Foods That Help Manage Stress
Now that you’re familiar with which foods and drinks you should limit or avoid, it’s time to talk about which foods can support you in managing your stress. While it’s important to eat a balanced diet that includes a wide variety of foods, here are some stress-busting foods to regularly include in your diet.
#1: Fruits with Vitamin C
Vitamin C is not only good for colds—it may also help reduce stress and anxiety. Some vitamin C-rich fruits to enjoy include oranges, grapefruits, lemons, limes, strawberries, cantaloupe, and kiwi.
#2: Foods with Omega-3 Fatty Acids
Omega-3 fatty acids are a type of essential fat that the body can’t produce on its own. As such, we must obtain omega-3s from foods, such as salmon, herring, mackerel, avocados, soybeans, walnuts, flax seeds, chia seeds, and hemp seeds.
While omega-3s are best known for their heart-healthy benefits, they may also help improve mood and ease mild to moderate anxiety symptoms.
#3: Unrefined Carbs
This is your permission slip to eat more carbs—unrefined carbs, that is. Unrefined carbs refer to carbohydrates in their whole, natural, fiber-rich form, such as sweet potatoes, whole grain bread, brown rice, oatmeal, and legumes like kidney beans and lentils.

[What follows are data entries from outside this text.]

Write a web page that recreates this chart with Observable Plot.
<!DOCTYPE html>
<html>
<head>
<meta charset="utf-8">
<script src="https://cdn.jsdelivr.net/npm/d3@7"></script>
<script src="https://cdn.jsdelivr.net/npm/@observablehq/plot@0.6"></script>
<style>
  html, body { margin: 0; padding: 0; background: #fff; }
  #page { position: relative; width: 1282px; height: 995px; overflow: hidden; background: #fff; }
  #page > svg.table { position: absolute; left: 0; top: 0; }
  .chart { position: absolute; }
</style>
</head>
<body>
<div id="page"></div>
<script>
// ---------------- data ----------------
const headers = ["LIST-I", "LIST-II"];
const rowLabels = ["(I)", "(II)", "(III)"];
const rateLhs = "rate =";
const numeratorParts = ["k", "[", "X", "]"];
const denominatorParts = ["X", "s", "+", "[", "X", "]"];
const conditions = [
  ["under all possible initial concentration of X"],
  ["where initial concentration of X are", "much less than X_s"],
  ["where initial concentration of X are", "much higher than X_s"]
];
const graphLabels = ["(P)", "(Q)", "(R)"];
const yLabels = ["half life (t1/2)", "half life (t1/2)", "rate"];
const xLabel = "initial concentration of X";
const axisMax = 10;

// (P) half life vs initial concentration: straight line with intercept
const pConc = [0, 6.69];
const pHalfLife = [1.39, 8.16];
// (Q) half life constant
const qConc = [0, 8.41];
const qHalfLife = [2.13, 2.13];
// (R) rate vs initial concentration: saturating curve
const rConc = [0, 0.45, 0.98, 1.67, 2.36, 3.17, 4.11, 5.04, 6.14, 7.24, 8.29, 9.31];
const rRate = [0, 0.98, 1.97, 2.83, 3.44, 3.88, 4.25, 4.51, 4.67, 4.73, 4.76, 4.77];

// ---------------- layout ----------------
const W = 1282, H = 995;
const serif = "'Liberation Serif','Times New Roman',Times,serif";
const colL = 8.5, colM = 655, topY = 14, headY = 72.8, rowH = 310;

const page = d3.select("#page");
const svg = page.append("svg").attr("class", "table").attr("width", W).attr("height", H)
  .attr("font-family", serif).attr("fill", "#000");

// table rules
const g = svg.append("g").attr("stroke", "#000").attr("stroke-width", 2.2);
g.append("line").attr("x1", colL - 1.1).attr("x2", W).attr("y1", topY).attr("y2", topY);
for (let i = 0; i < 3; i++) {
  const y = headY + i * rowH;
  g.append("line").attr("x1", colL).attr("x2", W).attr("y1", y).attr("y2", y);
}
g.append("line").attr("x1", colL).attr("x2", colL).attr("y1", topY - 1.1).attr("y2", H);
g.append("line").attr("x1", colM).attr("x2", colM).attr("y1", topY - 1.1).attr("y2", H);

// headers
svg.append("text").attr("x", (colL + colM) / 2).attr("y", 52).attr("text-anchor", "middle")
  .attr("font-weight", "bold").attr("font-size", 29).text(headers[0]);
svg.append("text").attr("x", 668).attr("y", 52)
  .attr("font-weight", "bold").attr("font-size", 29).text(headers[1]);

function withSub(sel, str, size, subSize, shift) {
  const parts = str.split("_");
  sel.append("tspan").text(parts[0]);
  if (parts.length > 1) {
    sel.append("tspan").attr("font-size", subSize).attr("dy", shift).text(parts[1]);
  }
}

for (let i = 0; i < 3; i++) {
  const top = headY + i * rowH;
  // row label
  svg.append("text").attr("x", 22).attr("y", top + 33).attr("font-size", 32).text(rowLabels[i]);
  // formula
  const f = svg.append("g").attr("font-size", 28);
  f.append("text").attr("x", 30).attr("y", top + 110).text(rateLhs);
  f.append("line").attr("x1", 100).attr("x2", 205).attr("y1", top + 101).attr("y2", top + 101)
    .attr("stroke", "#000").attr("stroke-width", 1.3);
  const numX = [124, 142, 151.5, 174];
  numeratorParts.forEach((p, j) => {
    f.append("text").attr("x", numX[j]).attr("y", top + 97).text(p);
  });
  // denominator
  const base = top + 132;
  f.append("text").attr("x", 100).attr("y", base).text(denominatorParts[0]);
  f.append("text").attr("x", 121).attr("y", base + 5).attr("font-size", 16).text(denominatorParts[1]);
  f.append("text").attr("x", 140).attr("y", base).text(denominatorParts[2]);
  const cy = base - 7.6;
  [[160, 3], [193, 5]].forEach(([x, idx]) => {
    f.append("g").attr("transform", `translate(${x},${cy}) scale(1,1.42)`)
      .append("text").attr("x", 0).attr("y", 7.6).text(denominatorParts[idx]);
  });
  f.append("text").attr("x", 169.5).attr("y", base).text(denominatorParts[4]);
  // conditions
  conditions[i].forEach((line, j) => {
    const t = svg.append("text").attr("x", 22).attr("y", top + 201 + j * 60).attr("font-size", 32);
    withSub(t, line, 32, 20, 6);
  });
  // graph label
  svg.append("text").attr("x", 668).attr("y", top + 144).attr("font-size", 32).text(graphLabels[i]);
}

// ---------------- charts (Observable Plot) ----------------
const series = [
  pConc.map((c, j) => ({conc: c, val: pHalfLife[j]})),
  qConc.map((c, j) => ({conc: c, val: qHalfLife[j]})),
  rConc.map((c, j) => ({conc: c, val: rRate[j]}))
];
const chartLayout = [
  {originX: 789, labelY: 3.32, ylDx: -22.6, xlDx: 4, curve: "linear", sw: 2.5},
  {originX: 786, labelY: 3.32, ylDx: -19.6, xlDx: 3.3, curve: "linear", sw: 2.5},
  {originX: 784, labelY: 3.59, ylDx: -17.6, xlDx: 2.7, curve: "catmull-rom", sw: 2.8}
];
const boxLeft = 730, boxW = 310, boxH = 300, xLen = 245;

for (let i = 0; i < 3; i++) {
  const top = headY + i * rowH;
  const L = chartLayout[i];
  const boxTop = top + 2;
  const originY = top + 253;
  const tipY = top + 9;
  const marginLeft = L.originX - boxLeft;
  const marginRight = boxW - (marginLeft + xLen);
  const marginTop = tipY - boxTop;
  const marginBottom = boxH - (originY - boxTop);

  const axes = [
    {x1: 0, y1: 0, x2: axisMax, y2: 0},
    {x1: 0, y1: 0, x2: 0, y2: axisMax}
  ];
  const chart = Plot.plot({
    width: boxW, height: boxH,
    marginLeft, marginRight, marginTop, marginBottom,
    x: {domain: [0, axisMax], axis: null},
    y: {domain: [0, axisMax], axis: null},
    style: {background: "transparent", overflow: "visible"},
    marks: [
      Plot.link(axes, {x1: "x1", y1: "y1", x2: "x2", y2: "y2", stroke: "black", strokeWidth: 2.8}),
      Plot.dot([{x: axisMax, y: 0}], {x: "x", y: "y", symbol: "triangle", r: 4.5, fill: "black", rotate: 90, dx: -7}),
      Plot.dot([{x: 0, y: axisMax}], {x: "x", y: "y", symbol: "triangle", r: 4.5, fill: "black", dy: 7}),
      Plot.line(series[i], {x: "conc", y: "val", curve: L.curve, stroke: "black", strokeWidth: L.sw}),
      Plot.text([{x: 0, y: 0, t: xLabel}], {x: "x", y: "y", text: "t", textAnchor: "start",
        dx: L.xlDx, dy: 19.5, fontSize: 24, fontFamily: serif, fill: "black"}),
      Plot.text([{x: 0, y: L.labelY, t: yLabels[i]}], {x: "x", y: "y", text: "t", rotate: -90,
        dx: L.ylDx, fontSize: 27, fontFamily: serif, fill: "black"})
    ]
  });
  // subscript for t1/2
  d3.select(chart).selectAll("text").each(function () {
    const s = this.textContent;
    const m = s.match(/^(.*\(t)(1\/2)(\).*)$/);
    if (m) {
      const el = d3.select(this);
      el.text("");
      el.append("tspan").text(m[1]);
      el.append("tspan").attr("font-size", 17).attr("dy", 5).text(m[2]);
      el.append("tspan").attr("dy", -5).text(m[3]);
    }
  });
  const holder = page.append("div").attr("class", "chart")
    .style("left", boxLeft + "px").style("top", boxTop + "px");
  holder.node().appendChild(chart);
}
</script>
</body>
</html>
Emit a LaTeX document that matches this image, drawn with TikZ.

In addition to benefiting heart health, digestion, and energy levels, unrefined carbs may help combat stress by temporarily increasing serotonin levels in the brain. Next time you’re feeling stressed, reach for a bowl of oatmeal instead of a donut.
#4: Sugar-Free Sweeteners
Eating a high-sugar diet is linked to anxiety and depression, but that doesn’t mean you have to deny your sweet tooth. Natural sugar substitutes like stevia and monk fruit can provide sweetness without adverse effects like blood sugar spikes, mood issues, and weight gain.
Simply use Splenda Stevia Sweetener, Splenda Monk Fruit Sweetener, Splenda Magic Baker Sweetener, or Splenda Original Sweetener (Splenda Sucralose) in place of regular sugar in your recipes. These sugar alternatives can be used in baked goods, drinks, oatmeal, and other kitchen creations that need a dose of sweetness.
A Final Word on Food and Stress Levels
Reducing foods and drinks that trigger stress and anxiety and increasing your consumption of stress-busting foods is an important step in supporting your mental and physical well-being.
Don’t feel like you have to completely overhaul your diet all at once. Go at your own pace and do what you can. Soon enough, you’ll reap the rewards by bringing forth a calmer, happier you.